- Recorded data
[Start]

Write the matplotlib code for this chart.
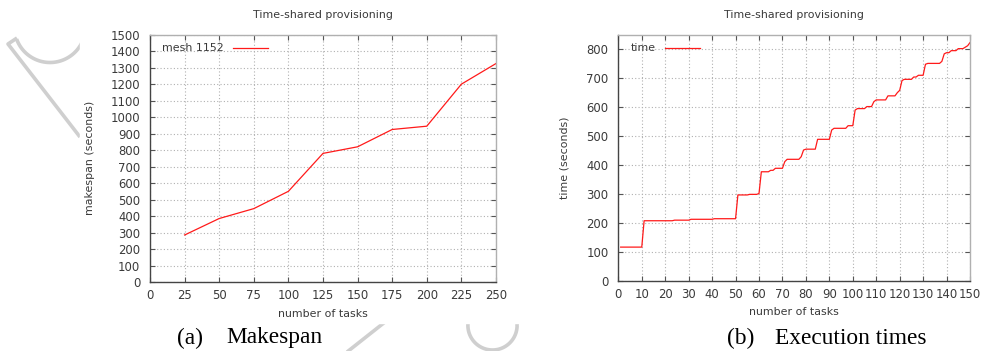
import matplotlib
matplotlib.use("Agg")
import matplotlib.pyplot as plt
import numpy as np
from matplotlib.patches import Rectangle

# makespan for the mesh 1152 runs
n_tasks = [25, 50, 75, 100, 125, 150, 175, 200, 225, 250]
makespan = [285, 385, 445, 550, 780, 820, 925, 945, 1200, 1325]

# per-task completion times, tasks 1..150
task_ids = list(range(1, 151))
exec_time = [
    117, 117, 117, 117, 117, 117, 117, 117, 117, 117,
    208, 208, 208, 208, 208, 208, 208, 208, 208, 208,
    208, 208, 208, 210, 210, 210, 210, 210, 210, 210,
    213, 213, 213, 213, 213, 213, 213, 213, 213, 213,
    215, 215, 215, 215, 215, 215, 215, 215, 215, 215,
    297, 297, 297, 297, 297, 299, 299, 299, 299, 302,
    377, 377, 377, 377, 382, 382, 389, 389, 389, 389,
    412, 420, 420, 420, 420, 420, 420, 429, 452, 455,
    455, 455, 455, 455, 489, 489, 489, 489, 489, 489,
    521, 527, 527, 527, 527, 527, 527, 536, 536, 536,
    590, 595, 595, 595, 595, 602, 602, 602, 619, 625,
    625, 625, 625, 625, 639, 639, 639, 639, 650, 658,
    692, 696, 696, 696, 696, 704, 704, 710, 710, 710,
    748, 751, 751, 751, 751, 751, 751, 758, 784, 788,
    788, 795, 795, 795, 802, 802, 802, 807, 812, 823,
]

left_xticks = list(range(0, 251, 25))
left_yticks = list(range(0, 1501, 100))
right_xticks = list(range(0, 151, 10))
right_yticks = list(range(0, 801, 100))

TXT = "#3a3a3a"
RED = "#ff1a1a"
FS = 7.9       # titles, axis labels, legend
TICK_FS = 8.4  # tick labels

fig = plt.figure(figsize=(9.81, 3.51), dpi=100)

# page background with the faint gray marks behind the plots
bg = fig.add_axes([0, 0, 1, 1], zorder=-5)
bg.set_xlim(0, 981)
bg.set_ylim(351, 0)
bg.axis("off")
wm = dict(color="#cfcfcf", lw=2.6, solid_capstyle="butt")
bg.plot([17, 8, 80], [38, 44, 137], **wm)
t = np.radians(np.linspace(160, -10, 80))
bg.plot(50 + 35.5 * np.cos(t), 27 + 35.5 * np.sin(t), **wm)
bg.plot([347, 385], [352, 322], **wm)
t = np.radians(np.linspace(0, 360, 120))
bg.plot(492.5 + 24.6 * np.cos(t), 325.4 + 24.6 * np.sin(t), **wm)
bg.add_patch(Rectangle((80, -1), 450, 324, color="white", zorder=3))
bg.add_patch(Rectangle((545, -1), 440, 324, color="white", zorder=3))


def style_axes(ax, xticks, yticks):
    ax.set_xticks(xticks)
    ax.set_yticks(yticks)
    ax.grid(True, color="#b0b0b0", lw=0.8, ls=(0, (1, 2)))
    ax.tick_params(direction="in", length=3.5, width=0.8, colors="#555555",
                   labelcolor=TXT, labelsize=TICK_FS, top=True, right=True)
    ax.tick_params(axis="x", pad=5)
    ax.tick_params(axis="y", pad=7)
    for side in ("left", "bottom"):
        ax.spines[side].set_color("#444444")
        ax.spines[side].set_linewidth(1.0)
    for side in ("top", "right"):
        ax.spines[side].set_color("#b0b0b0")
        ax.spines[side].set_linewidth(1.0)


# (a) makespan
ax1 = fig.add_axes([0.1529, 0.1966, 0.3527, 0.7046])
ax1.plot(n_tasks, makespan, color=RED, lw=0.9, label="mesh 1152")
ax1.set_xlim(0, 250)
ax1.set_ylim(0, 1500)
style_axes(ax1, left_xticks, left_yticks)
ax1.set_xlabel("number of tasks", fontsize=FS, color=TXT)
ax1.set_ylabel("makespan (seconds)", fontsize=FS, color=TXT)
ax1.xaxis.set_label_coords(0.5, -0.128)
ax1.yaxis.set_label_coords(-0.173, 0.5)
ax1.xaxis.label.set_va("center")
ax1.yaxis.label.set_va("center")
ax1.text(0.5, 1.081, "Time-shared provisioning", transform=ax1.transAxes,
         ha="center", va="center", fontsize=FS, color=TXT)
ax1.legend(loc="upper left", bbox_to_anchor=(0.01, 1.0), frameon=False,
           markerfirst=False, fontsize=FS, handlelength=3.2, handletextpad=0.8,
           borderpad=0.3, labelcolor=TXT)

# (b) execution times
ax2 = fig.add_axes([0.6303, 0.1994, 0.3585, 0.7017])
ax2.plot(task_ids, exec_time, color=RED, lw=0.9, label="time")
ax2.set_xlim(0, 150)
ax2.set_ylim(0, 850)
style_axes(ax2, right_xticks, right_yticks)
ax2.set_xlabel("number of tasks", fontsize=FS, color=TXT)
ax2.set_ylabel("time (seconds)", fontsize=FS, color=TXT)
ax2.xaxis.set_label_coords(0.5, -0.124)
ax2.yaxis.set_label_coords(-0.152, 0.5)
ax2.xaxis.label.set_va("center")
ax2.yaxis.label.set_va("center")
ax2.text(0.5, 1.081, "Time-shared provisioning", transform=ax2.transAxes,
         ha="center", va="center", fontsize=FS, color=TXT)
ax2.legend(loc="upper left", bbox_to_anchor=(0.01, 1.0), frameon=False,
           markerfirst=False, fontsize=FS, handlelength=3.2, handletextpad=0.8,
           borderpad=0.3, labelcolor=TXT)

# subfigure captions
cap = dict(fontsize=16.8, family="Liberation Serif", color="black",
           va="center", ha="left")
fig.text(177 / 981, 1 - 338 / 351, "(a)", **cap)
fig.text(226 / 981, 1 - 338 / 351, "Makespan", **cap)
fig.text(727 / 981, 1 - 338 / 351, "(b)", **cap)
fig.text(775 / 981, 1 - 338 / 351, "Execution times", **cap)

fig.savefig("out.png", dpi=100)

[End]

- Your instructions
Give every line above again exactly, with no pictures.

- Task result
Write the matplotlib code for this chart.
import matplotlib
matplotlib.use("Agg")
import matplotlib.pyplot as plt
import numpy as np
from matplotlib.patches import Rectangle

# makespan for the mesh 1152 runs
n_tasks = [25, 50, 75, 100, 125, 150, 175, 200, 225, 250]
makespan = [285, 385, 445, 550, 780, 820, 925, 945, 1200, 1325]

# per-task completion times, tasks 1..150
task_ids = list(range(1, 151))
exec_time = [
    117, 117, 117, 117, 117, 117, 117, 117, 117, 117,
    208, 208, 208, 208, 208, 208, 208, 208, 208, 208,
    208, 208, 208, 210, 210, 210, 210, 210, 210, 210,
    213, 213, 213, 213, 213, 213, 213, 213, 213, 213,
    215, 215, 215, 215, 215, 215, 215, 215, 215, 215,
    297, 297, 297, 297, 297, 299, 299, 299, 299, 302,
    377, 377, 377, 377, 382, 382, 389, 389, 389, 389,
    412, 420, 420, 420, 420, 420, 420, 429, 452, 455,
    455, 455, 455, 455, 489, 489, 489, 489, 489, 489,
    521, 527, 527, 527, 527, 527, 527, 536, 536, 536,
    590, 595, 595, 595, 595, 602, 602, 602, 619, 625,
    625, 625, 625, 625, 639, 639, 639, 639, 650, 658,
    692, 696, 696, 696, 696, 704, 704, 710, 710, 710,
    748, 751, 751, 751, 751, 751, 751, 758, 784, 788,
    788, 795, 795, 795, 802, 802, 802, 807, 812, 823,
]

left_xticks = list(range(0, 251, 25))
left_yticks = list(range(0, 1501, 100))
right_xticks = list(range(0, 151, 10))
right_yticks = list(range(0, 801, 100))

TXT = "#3a3a3a"
RED = "#ff1a1a"
FS = 7.9       # titles, axis labels, legend
TICK_FS = 8.4  # tick labels

fig = plt.figure(figsize=(9.81, 3.51), dpi=100)

# page background with the faint gray marks behind the plots
bg = fig.add_axes([0, 0, 1, 1], zorder=-5)
bg.set_xlim(0, 981)
bg.set_ylim(351, 0)
bg.axis("off")
wm = dict(color="#cfcfcf", lw=2.6, solid_capstyle="butt")
bg.plot([17, 8, 80], [38, 44, 137], **wm)
t = np.radians(np.linspace(160, -10, 80))
bg.plot(50 + 35.5 * np.cos(t), 27 + 35.5 * np.sin(t), **wm)
bg.plot([347, 385], [352, 322], **wm)
t = np.radians(np.linspace(0, 360, 120))
bg.plot(492.5 + 24.6 * np.cos(t), 325.4 + 24.6 * np.sin(t), **wm)
bg.add_patch(Rectangle((80, -1), 450, 324, color="white", zorder=3))
bg.add_patch(Rectangle((545, -1), 440, 324, color="white", zorder=3))


def style_axes(ax, xticks, yticks):
    ax.set_xticks(xticks)
    ax.set_yticks(yticks)
    ax.grid(True, color="#b0b0b0", lw=0.8, ls=(0, (1, 2)))
    ax.tick_params(direction="in", length=3.5, width=0.8, colors="#555555",
                   labelcolor=TXT, labelsize=TICK_FS, top=True, right=True)
    ax.tick_params(axis="x", pad=5)
    ax.tick_params(axis="y", pad=7)
    for side in ("left", "bottom"):
        ax.spines[side].set_color("#444444")
        ax.spines[side].set_linewidth(1.0)
    for side in ("top", "right"):
        ax.spines[side].set_color("#b0b0b0")
        ax.spines[side].set_linewidth(1.0)


# (a) makespan
ax1 = fig.add_axes([0.1529, 0.1966, 0.3527, 0.7046])
ax1.plot(n_tasks, makespan, color=RED, lw=0.9, label="mesh 1152")
ax1.set_xlim(0, 250)
ax1.set_ylim(0, 1500)
style_axes(ax1, left_xticks, left_yticks)
ax1.set_xlabel("number of tasks", fontsize=FS, color=TXT)
ax1.set_ylabel("makespan (seconds)", fontsize=FS, color=TXT)
ax1.xaxis.set_label_coords(0.5, -0.128)
ax1.yaxis.set_label_coords(-0.173, 0.5)
ax1.xaxis.label.set_va("center")
ax1.yaxis.label.set_va("center")
ax1.text(0.5, 1.081, "Time-shared provisioning", transform=ax1.transAxes,
         ha="center", va="center", fontsize=FS, color=TXT)
ax1.legend(loc="upper left", bbox_to_anchor=(0.01, 1.0), frameon=False,
           markerfirst=False, fontsize=FS, handlelength=3.2, handletextpad=0.8,
           borderpad=0.3, labelcolor=TXT)

# (b) execution times
ax2 = fig.add_axes([0.6303, 0.1994, 0.3585, 0.7017])
ax2.plot(task_ids, exec_time, color=RED, lw=0.9, label="time")
ax2.set_xlim(0, 150)
ax2.set_ylim(0, 850)
style_axes(ax2, right_xticks, right_yticks)
ax2.set_xlabel("number of tasks", fontsize=FS, color=TXT)
ax2.set_ylabel("time (seconds)", fontsize=FS, color=TXT)
ax2.xaxis.set_label_coords(0.5, -0.124)
ax2.yaxis.set_label_coords(-0.152, 0.5)
ax2.xaxis.label.set_va("center")
ax2.yaxis.label.set_va("center")
ax2.text(0.5, 1.081, "Time-shared provisioning", transform=ax2.transAxes,
         ha="center", va="center", fontsize=FS, color=TXT)
ax2.legend(loc="upper left", bbox_to_anchor=(0.01, 1.0), frameon=False,
           markerfirst=False, fontsize=FS, handlelength=3.2, handletextpad=0.8,
           borderpad=0.3, labelcolor=TXT)

# subfigure captions
cap = dict(fontsize=16.8, family="Liberation Serif", color="black",
           va="center", ha="left")
fig.text(177 / 981, 1 - 338 / 351, "(a)", **cap)
fig.text(226 / 981, 1 - 338 / 351, "Makespan", **cap)
fig.text(727 / 981, 1 - 338 / 351, "(b)", **cap)
fig.text(775 / 981, 1 - 338 / 351, "Execution times", **cap)

fig.savefig("out.png", dpi=100)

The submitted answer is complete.